A Virgen, que de Deos Madre / éste Filla e criada,
d’acorrer os pecadores / sempr’está apparellada
Assi esteve gran tempo / que sol comer non podia
nen bever nengúa cousa / senon cald’ou agua fria,
fasta que chegou a festa / da Virgen Santa Maria,
que cae no mes d’Agosto, / quand ela foi coroáda.
Enton todos seus paretentes / e amigos o fillaron
e aa egreja desta / nobre Sennor o levaron,
e téendo-o por morto / ant’o altar o deitaron.
E tev’y aquela noite; / e contra a madrugada,
Quand’a missa ja dizia / filló-o tosse tan forte,
que todos cuidaron logo / que era chegad’a morte.
Mas a Virgen gloriosa, / que dos cuitados cóorte
éste, non quis que morresse / ali daquela vegada,
A Virgen, que de Deos Madre / éste Filla e criada,
d’acorrer os pecadores / sempr’está apparellada
Mas guisou que en tossindo / lhe fez deitar mantéente
aquel osso pela boca, / ante toda quanta gentey estava;
e tan toste / loores de bóa mente
deron a Santa Maria, / a Madre de Deus amada.
A Virgen, que e Deos Madre / éste Filla e criada,
d’acorrer os pecadores / sempr’está apparellada
Cantigas de Santa Maria, escritas em galaico-português e postas em música (ensoadas) sob a égide do rei D. Afonso X, o Sábio.
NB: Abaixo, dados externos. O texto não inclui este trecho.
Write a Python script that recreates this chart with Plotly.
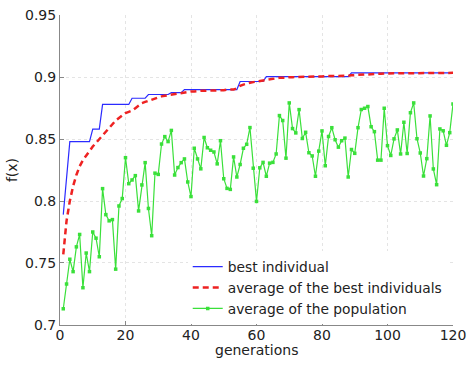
import plotly.graph_objects as go

generations = list(range(1, 121))

best_individual = (
    [0.789, 0.822] + [0.848] * 7 + [0.858] * 3 + [0.878] * 9 + [0.883] * 5
    + [0.886] * 7 + [0.8875] * 4 + [0.890] * 17 + [0.8965] * 8
    + [0.9005] * 26 + [0.9035] * 32
)

avg_best = [
    0.757, 0.784, 0.800, 0.812, 0.821, 0.828, 0.833, 0.837, 0.841, 0.844,
    0.847, 0.850, 0.853, 0.856, 0.859, 0.862, 0.865, 0.867, 0.869, 0.871,
    0.872, 0.873, 0.875, 0.877, 0.879, 0.880, 0.881, 0.882, 0.883, 0.884,
    0.8845, 0.885, 0.8855, 0.886, 0.8865, 0.887, 0.8875, 0.888, 0.888, 0.8885,
    0.8885, 0.889, 0.889, 0.889, 0.889, 0.889, 0.8895, 0.8895, 0.8895, 0.8895,
    0.890, 0.890, 0.890, 0.891, 0.893, 0.894, 0.895, 0.8955, 0.896, 0.8965,
    0.897, 0.8975, 0.898, 0.8985, 0.899, 0.899, 0.8995, 0.8995, 0.900, 0.900,
    0.900, 0.900, 0.900, 0.900, 0.9002, 0.9002, 0.9004, 0.9004, 0.9006, 0.9006,
    0.9008, 0.9008, 0.901, 0.901, 0.901, 0.901, 0.9012, 0.9012, 0.9015, 0.9018,
    0.902, 0.902, 0.9022, 0.9022, 0.9025, 0.9025, 0.9027, 0.9028, 0.903, 0.903,
    0.9032, 0.9032, 0.9032, 0.9033, 0.9033, 0.9033, 0.9033, 0.9034, 0.9034, 0.9034,
    0.9034, 0.9034, 0.9035, 0.9035, 0.9035, 0.9035, 0.9035, 0.9035, 0.9035, 0.9035,
]

avg_population = [
    0.713, 0.733, 0.753, 0.743, 0.763, 0.773, 0.730, 0.758, 0.743, 0.775,
    0.770, 0.755, 0.810, 0.789, 0.784, 0.785, 0.745, 0.796, 0.802, 0.835,
    0.814, 0.817, 0.8205, 0.792, 0.813, 0.831, 0.794, 0.772, 0.8225, 0.8215,
    0.846, 0.852, 0.848, 0.857, 0.821, 0.827, 0.831, 0.834, 0.8154, 0.8036,
    0.8426, 0.834, 0.826, 0.8513, 0.843, 0.841, 0.8396, 0.830, 0.8487, 0.818,
    0.8102, 0.8094, 0.8356, 0.8194, 0.8295, 0.8426, 0.8458, 0.8593, 0.8265, 0.7997,
    0.8268, 0.8312, 0.820, 0.8306, 0.8312, 0.838, 0.869, 0.865, 0.8346, 0.8792,
    0.8585, 0.855, 0.8738, 0.8505, 0.8555, 0.839, 0.8364, 0.820, 0.8403, 0.8566,
    0.8285, 0.8521, 0.8592, 0.8495, 0.8435, 0.8487, 0.8508, 0.8194, 0.8416, 0.8385,
    0.8592, 0.8739, 0.8749, 0.8763, 0.860, 0.856, 0.833, 0.833, 0.8749, 0.8447,
    0.8368, 0.8502, 0.8574, 0.838, 0.8636, 0.8384, 0.8713, 0.8792, 0.8503, 0.8388,
    0.8202, 0.8342, 0.8687, 0.8259, 0.8132, 0.8582, 0.8567, 0.845, 0.8552, 0.8784,
]

x_ticks = [0, 20, 40, 60, 80, 100, 120]
y_ticks = [0.7, 0.75, 0.8, 0.85, 0.9, 0.95]
y_tick_labels = ["0.7", "0.75", "0.8", "0.85", "0.9", "0.95"]

FONT = "DejaVu Sans, Liberation Sans, sans-serif"

fig = go.Figure()
fig.add_trace(go.Scatter(
    x=generations, y=best_individual, mode="lines", name="best individual",
    line=dict(color="#2b2bff", width=1.2),
))
fig.add_trace(go.Scatter(
    x=generations, y=avg_best, mode="lines", name="average of the best individuals",
    line=dict(color="#ee2222", width=2.5, dash="6px,4px"),
))
fig.add_trace(go.Scatter(
    x=generations, y=avg_population, mode="lines+markers", name="average of the population",
    line=dict(color="#3ae03a", width=1.2),
    marker=dict(color="#3ae03a", size=3.5, symbol="square"),
))

fig.update_layout(
    width=473, height=367,
    margin=dict(l=60, r=15, t=7, b=42),
    paper_bgcolor="white", plot_bgcolor="white",
    font=dict(family=FONT, size=14, color="#222"),
    showlegend=True,
    legend=dict(
        x=0.325, y=0.003, xanchor="left", yanchor="bottom",
        bgcolor="white", borderwidth=0,
        font=dict(family=FONT, size=13.8, color="#222"),
        tracegroupgap=0, itemwidth=30,
    ),
    xaxis=dict(
        range=[0, 120], tickmode="array", tickvals=x_ticks,
        showgrid=True, gridcolor="#e4e4e4", griddash="dot", gridwidth=1,
        showline=True, linecolor="#888", linewidth=1, mirror=False,
        ticks="inside", ticklen=4, tickcolor="#888",
        zeroline=False, ticklabeloverflow="allow", ticklabelstandoff=-3,
        tickfont=dict(family=FONT, size=14, color="#222"),
    ),
    yaxis=dict(
        range=[0.6999, 0.9502], tickmode="array", tickvals=y_ticks, ticktext=y_tick_labels,
        showgrid=True, gridcolor="#e4e4e4", griddash="dot", gridwidth=1,
        showline=True, linecolor="#888", linewidth=1, mirror=False,
        ticks="inside", ticklen=4, tickcolor="#888",
        zeroline=False, ticklabeloverflow="allow", ticklabelstandoff=0,
        tickfont=dict(family=FONT, size=14, color="#222"),
        title=dict(text="f(x)", standoff=4,
                   font=dict(family=FONT, size=14, color="#222")),
    ),
    annotations=[dict(
        text="generations", xref="paper", yref="paper", x=0.5, y=-0.082,
        xanchor="center", yanchor="middle", showarrow=False,
        font=dict(family=FONT, size=14, color="#222"),
    )],
)

fig.write_html("out.html")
Compostas na segunda metade do Século XIII. Afonso X terá feito uma das primeiras recolhas de tradições – com suporte manuscrito e oralizante – de que há memória. O que para nós, eborenses, não deixa de ser interessante é o facto dele descrever na Cantiga CCCXXXVIII a existência da um volumoso Livro de Milagres em Santa Maria de Évora:
«foron, aa grand eigreja
que é de Santa Maria,
ú gran vertude sobeja
mostra de sanar enfermos,
ond’an feitt’un gran volume.»
Assim, refere o investigador Mário Martins, S. J., que «Em Évora, na Igreja de S.ta Maria, havia um Livro de Milagres, bastante grosso. Curavam-se muitos enfermos, ardian muitas candeas, e foi lá que S.ta Maria deu vista a um cego.»[3]
Notas:
[1] In “Santuário Mariano e Historia das Imagens milagrosas de N. Senhora”, Tomo Sexto, por Fr. Agostinho de Santa Maria, Lisboa Occidental, Na Officina de Antonio Pedrozo Galram, Anno de 1716.
[2] Fr. Agostinho de Santa Maria, Op. Cit.
[3] in “Peregrinações e Livros de Milagres na nossa Idade Média”, «Revista Portuguesa de História», tomo V, Instituto de estudos Históricos Dr. António de Vasconcellos, Faculdade de Letras da Universidade de Lisboa, 1951.